Dataset extract —
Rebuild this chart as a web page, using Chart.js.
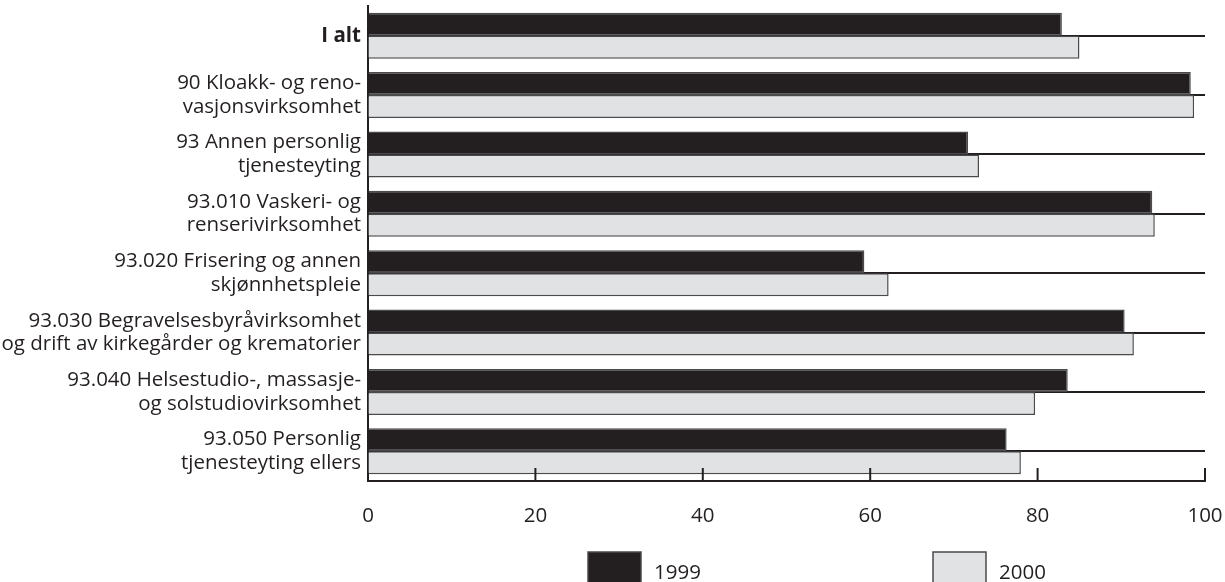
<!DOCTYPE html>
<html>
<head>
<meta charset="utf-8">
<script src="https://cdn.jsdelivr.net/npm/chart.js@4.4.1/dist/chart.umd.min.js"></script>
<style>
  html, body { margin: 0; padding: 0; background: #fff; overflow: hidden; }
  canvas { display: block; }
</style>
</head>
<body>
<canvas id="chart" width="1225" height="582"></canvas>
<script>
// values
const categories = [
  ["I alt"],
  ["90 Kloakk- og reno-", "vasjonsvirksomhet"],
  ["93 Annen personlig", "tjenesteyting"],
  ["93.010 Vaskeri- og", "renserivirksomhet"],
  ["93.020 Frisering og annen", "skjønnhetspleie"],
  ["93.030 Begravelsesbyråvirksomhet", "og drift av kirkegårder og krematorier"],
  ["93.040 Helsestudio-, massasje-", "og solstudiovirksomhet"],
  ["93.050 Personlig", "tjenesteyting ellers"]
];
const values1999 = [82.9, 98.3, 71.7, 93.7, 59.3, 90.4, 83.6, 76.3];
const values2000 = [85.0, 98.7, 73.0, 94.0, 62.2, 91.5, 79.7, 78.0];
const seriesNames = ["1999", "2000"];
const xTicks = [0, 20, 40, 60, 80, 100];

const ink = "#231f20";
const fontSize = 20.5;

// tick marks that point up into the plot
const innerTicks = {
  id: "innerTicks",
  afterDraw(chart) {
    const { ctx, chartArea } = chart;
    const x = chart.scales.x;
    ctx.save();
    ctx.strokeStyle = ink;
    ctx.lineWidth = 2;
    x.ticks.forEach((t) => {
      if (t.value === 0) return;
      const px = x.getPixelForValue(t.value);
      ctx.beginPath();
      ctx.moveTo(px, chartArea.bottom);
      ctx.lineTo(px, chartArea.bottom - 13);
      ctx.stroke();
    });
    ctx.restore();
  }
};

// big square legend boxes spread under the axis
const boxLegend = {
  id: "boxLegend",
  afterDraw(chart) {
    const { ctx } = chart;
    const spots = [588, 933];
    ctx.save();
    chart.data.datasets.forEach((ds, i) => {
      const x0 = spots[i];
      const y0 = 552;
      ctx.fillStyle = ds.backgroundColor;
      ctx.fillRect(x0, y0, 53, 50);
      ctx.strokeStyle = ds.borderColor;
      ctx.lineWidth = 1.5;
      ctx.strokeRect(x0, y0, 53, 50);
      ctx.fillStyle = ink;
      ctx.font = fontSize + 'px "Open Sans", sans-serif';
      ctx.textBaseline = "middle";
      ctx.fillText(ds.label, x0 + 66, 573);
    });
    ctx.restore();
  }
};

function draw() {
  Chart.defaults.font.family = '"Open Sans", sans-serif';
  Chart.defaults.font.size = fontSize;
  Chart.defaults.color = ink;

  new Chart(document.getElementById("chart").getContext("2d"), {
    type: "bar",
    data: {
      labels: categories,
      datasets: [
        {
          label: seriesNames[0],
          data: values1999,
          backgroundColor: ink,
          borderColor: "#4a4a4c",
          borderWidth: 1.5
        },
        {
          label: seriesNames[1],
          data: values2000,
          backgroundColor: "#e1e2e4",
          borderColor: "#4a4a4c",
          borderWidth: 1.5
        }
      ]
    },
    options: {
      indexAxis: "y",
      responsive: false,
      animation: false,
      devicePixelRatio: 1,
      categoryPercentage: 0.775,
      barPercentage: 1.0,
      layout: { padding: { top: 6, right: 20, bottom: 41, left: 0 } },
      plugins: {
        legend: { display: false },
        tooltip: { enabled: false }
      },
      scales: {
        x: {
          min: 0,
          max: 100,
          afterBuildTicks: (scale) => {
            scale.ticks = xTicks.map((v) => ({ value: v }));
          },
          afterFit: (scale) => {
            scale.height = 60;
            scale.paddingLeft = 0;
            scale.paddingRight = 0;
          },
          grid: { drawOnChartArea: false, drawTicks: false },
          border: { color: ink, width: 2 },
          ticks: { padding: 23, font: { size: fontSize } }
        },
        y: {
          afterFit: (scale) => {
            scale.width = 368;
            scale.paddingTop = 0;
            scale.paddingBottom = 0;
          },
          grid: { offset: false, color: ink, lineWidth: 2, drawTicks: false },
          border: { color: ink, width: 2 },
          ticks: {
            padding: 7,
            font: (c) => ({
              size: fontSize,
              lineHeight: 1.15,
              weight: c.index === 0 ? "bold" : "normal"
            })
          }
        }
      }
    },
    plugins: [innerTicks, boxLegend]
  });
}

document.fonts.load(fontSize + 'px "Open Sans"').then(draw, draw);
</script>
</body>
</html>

Required task — Transcribe each line above verbatim, with the pictures left out.

Output of the exercise —
Rebuild this chart as a web page, using Chart.js.
<!DOCTYPE html>
<html>
<head>
<meta charset="utf-8">
<script src="https://cdn.jsdelivr.net/npm/chart.js@4.4.1/dist/chart.umd.min.js"></script>
<style>
  html, body { margin: 0; padding: 0; background: #fff; overflow: hidden; }
  canvas { display: block; }
</style>
</head>
<body>
<canvas id="chart" width="1225" height="582"></canvas>
<script>
// values
const categories = [
  ["I alt"],
  ["90 Kloakk- og reno-", "vasjonsvirksomhet"],
  ["93 Annen personlig", "tjenesteyting"],
  ["93.010 Vaskeri- og", "renserivirksomhet"],
  ["93.020 Frisering og annen", "skjønnhetspleie"],
  ["93.030 Begravelsesbyråvirksomhet", "og drift av kirkegårder og krematorier"],
  ["93.040 Helsestudio-, massasje-", "og solstudiovirksomhet"],
  ["93.050 Personlig", "tjenesteyting ellers"]
];
const values1999 = [82.9, 98.3, 71.7, 93.7, 59.3, 90.4, 83.6, 76.3];
const values2000 = [85.0, 98.7, 73.0, 94.0, 62.2, 91.5, 79.7, 78.0];
const seriesNames = ["1999", "2000"];
const xTicks = [0, 20, 40, 60, 80, 100];

const ink = "#231f20";
const fontSize = 20.5;

// tick marks that point up into the plot
const innerTicks = {
  id: "innerTicks",
  afterDraw(chart) {
    const { ctx, chartArea } = chart;
    const x = chart.scales.x;
    ctx.save();
    ctx.strokeStyle = ink;
    ctx.lineWidth = 2;
    x.ticks.forEach((t) => {
      if (t.value === 0) return;
      const px = x.getPixelForValue(t.value);
      ctx.beginPath();
      ctx.moveTo(px, chartArea.bottom);
      ctx.lineTo(px, chartArea.bottom - 13);
      ctx.stroke();
    });
    ctx.restore();
  }
};

// big square legend boxes spread under the axis
const boxLegend = {
  id: "boxLegend",
  afterDraw(chart) {
    const { ctx } = chart;
    const spots = [588, 933];
    ctx.save();
    chart.data.datasets.forEach((ds, i) => {
      const x0 = spots[i];
      const y0 = 552;
      ctx.fillStyle = ds.backgroundColor;
      ctx.fillRect(x0, y0, 53, 50);
      ctx.strokeStyle = ds.borderColor;
      ctx.lineWidth = 1.5;
      ctx.strokeRect(x0, y0, 53, 50);
      ctx.fillStyle = ink;
      ctx.font = fontSize + 'px "Open Sans", sans-serif';
      ctx.textBaseline = "middle";
      ctx.fillText(ds.label, x0 + 66, 573);
    });
    ctx.restore();
  }
};

function draw() {
  Chart.defaults.font.family = '"Open Sans", sans-serif';
  Chart.defaults.font.size = fontSize;
  Chart.defaults.color = ink;

  new Chart(document.getElementById("chart").getContext("2d"), {
    type: "bar",
    data: {
      labels: categories,
      datasets: [
        {
          label: seriesNames[0],
          data: values1999,
          backgroundColor: ink,
          borderColor: "#4a4a4c",
          borderWidth: 1.5
        },
        {
          label: seriesNames[1],
          data: values2000,
          backgroundColor: "#e1e2e4",
          borderColor: "#4a4a4c",
          borderWidth: 1.5
        }
      ]
    },
    options: {
      indexAxis: "y",
      responsive: false,
      animation: false,
      devicePixelRatio: 1,
      categoryPercentage: 0.775,
      barPercentage: 1.0,
      layout: { padding: { top: 6, right: 20, bottom: 41, left: 0 } },
      plugins: {
        legend: { display: false },
        tooltip: { enabled: false }
      },
      scales: {
        x: {
          min: 0,
          max: 100,
          afterBuildTicks: (scale) => {
            scale.ticks = xTicks.map((v) => ({ value: v }));
          },
          afterFit: (scale) => {
            scale.height = 60;
            scale.paddingLeft = 0;
            scale.paddingRight = 0;
          },
          grid: { drawOnChartArea: false, drawTicks: false },
          border: { color: ink, width: 2 },
          ticks: { padding: 23, font: { size: fontSize } }
        },
        y: {
          afterFit: (scale) => {
            scale.width = 368;
            scale.paddingTop = 0;
            scale.paddingBottom = 0;
          },
          grid: { offset: false, color: ink, lineWidth: 2, drawTicks: false },
          border: { color: ink, width: 2 },
          ticks: {
            padding: 7,
            font: (c) => ({
              size: fontSize,
              lineHeight: 1.15,
              weight: c.index === 0 ? "bold" : "normal"
            })
          }
        }
      }
    },
    plugins: [innerTicks, boxLegend]
  });
}

document.fonts.load(fontSize + 'px "Open Sans"').then(draw, draw);
</script>
</body>
</html>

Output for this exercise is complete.